2. Originally Posted by User Name
Hi to all here is the question and I'll be providing my own answer which I guess it's wrong could any one tell me where I did mistake please?
Q:

I've added 3.4 to 1.3 to get the overall hight which is: 4.7 right?
and I've placed it instead of x on the equation!
y= 2(e^4.7/20 + e^-4.7/20)
which is 4.10 and it's wrong i guess! isn't?

Thanks
Almost you want to put the 4.7 in for the y value (why?)

$4.7=2e^{\frac{x}{20}}+2e^{-\frac{x}{20}}$

Do you think you can finish from here?

3. Originally Posted by TheEmptySet
Almost you want to put the 4.7 in for the y value (why?)

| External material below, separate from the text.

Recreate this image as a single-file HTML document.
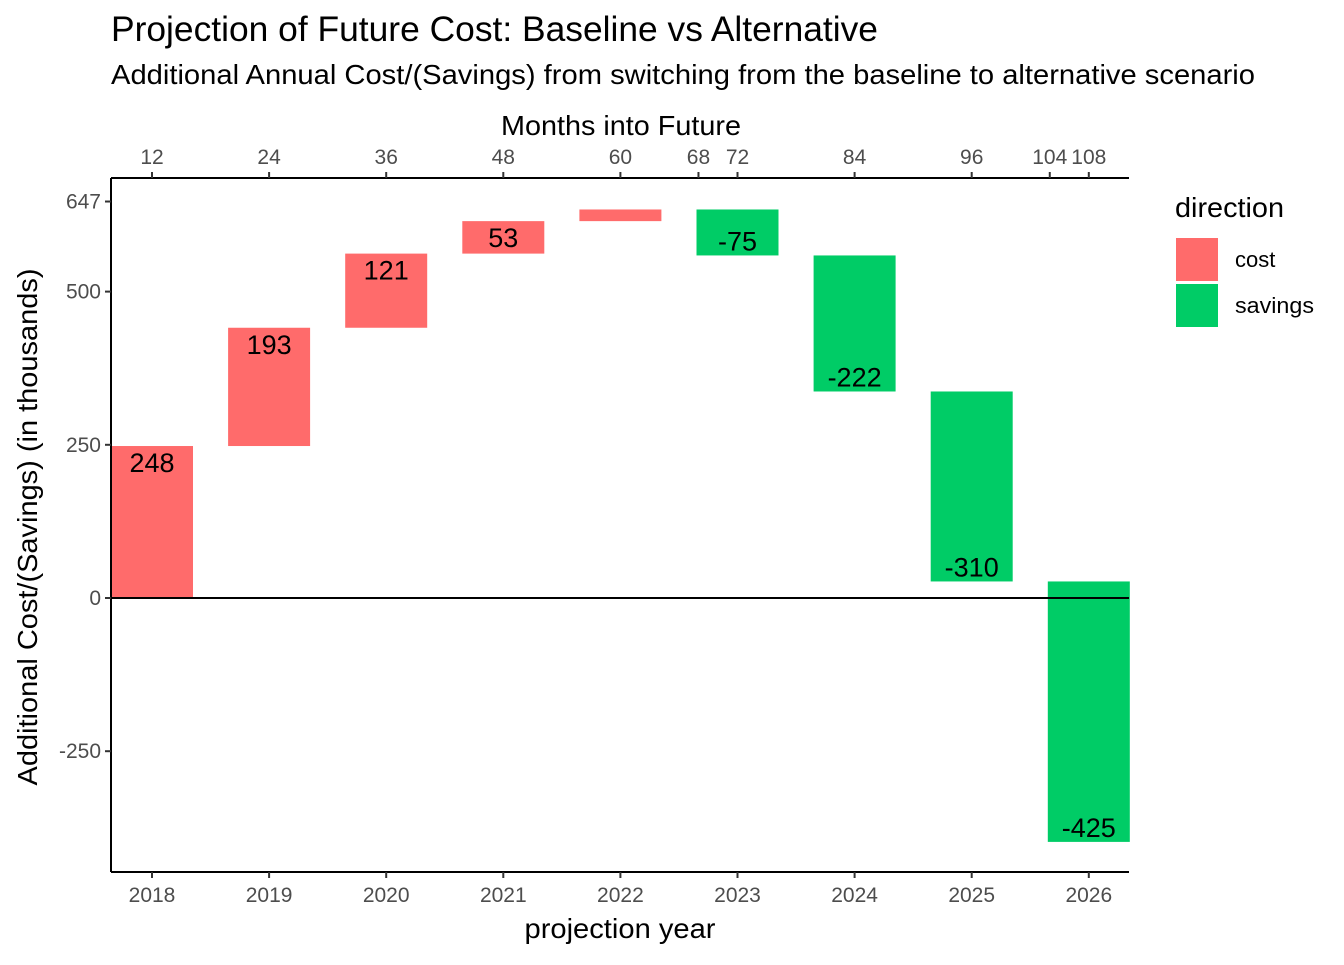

$4.7=2e^{\frac{x}{20}}+2e^{-\frac{x}{20}}$

Do you think you can finish from here?
Hi, thanks.
So we put the 4.7 instead of Y not x? may I ask why?
I'll see how it goes...
we multiply 2e^x/20 x 2e^-x/20 right?
and we get 4e ^-x^2/40 ?
so we have:
4.7=4e^-x^2/40
we take 4 to to other side
0.7=e^-x^2/40
ln(0.7)=-x^2/40
and we take 40 other side:
40*ln(0.7)= -x^2
-14.26=-x^2
we have 3.77 which is wrong i guess where again i did mistake?

4. $4.7=2e^{\frac{x}{20}}+2e^{-\frac{x}{20}}
$

Multiply by $e^{\frac{x}{20}}$ to get

$4.7e^{\frac{x}{20}}=2\left(e^{\frac{x}{20}}\right) ^2+2
$

To simplify things let $u=e^{\frac{x}{20}}$ subbing this in we get

$4.7u=2u^2+2 \iff 2u^2-4.7u+2=0$

Now from here solve using the quadratic fomula.

Happy hunting

5. wow!
So you reckon will this give me the right answer? I'll give it try =}
Thanks.
mate, they way i went through was wrong ay?

6. here I got:
X=0.5580, X=1.7919
now we got the Xs do we have to plug them in?

7. Originally Posted by User Name
here I got:
X=0.5580, X=1.7919
now we got the Xs do we have to plug them in?

You are getting close

Remember we have solved for u and we need x

$e^{\frac{x}{20}}=1.79 \iff \frac{x}{20}=\ln(1.79) \iff x=20\ln(1.79) \approx 11.6$

So this tells us the x coordinate of where the truck will hit the wire.

So they are too low

The lowest point of the wire happen in the middle. I.e when x=20

8. Thanks I'll go trough the Q again.

9. OH god!!!
hey mate i went through them again and I don't get it =(
especially this part:
"So this tells us the x coordinate of where the truck will hit the wire.

So they are too low"
how the 11.6 can help us to do the question?

10. Originally Posted by User Name
OH god!!!
hey mate i went through them again and I don't get it =(
especially this part:
"So this tells us the x coordinate of where the truck will hit the wire.

So they are too low"
how the 11.6 can help us to do the question?
Here is a graph of the wire

I mispoke before the low point is at x=0

The point where the truck ran into the wire is correct.

So we need to shift the graph up 0.7 meters

So the new function will look like this

$y=2(e^{\frac{x}{20}}+e^{-\frac{x}{20}})+0.7$

The height of the poles will be

$y(20)=2(e^1+e^{-1})+0.7$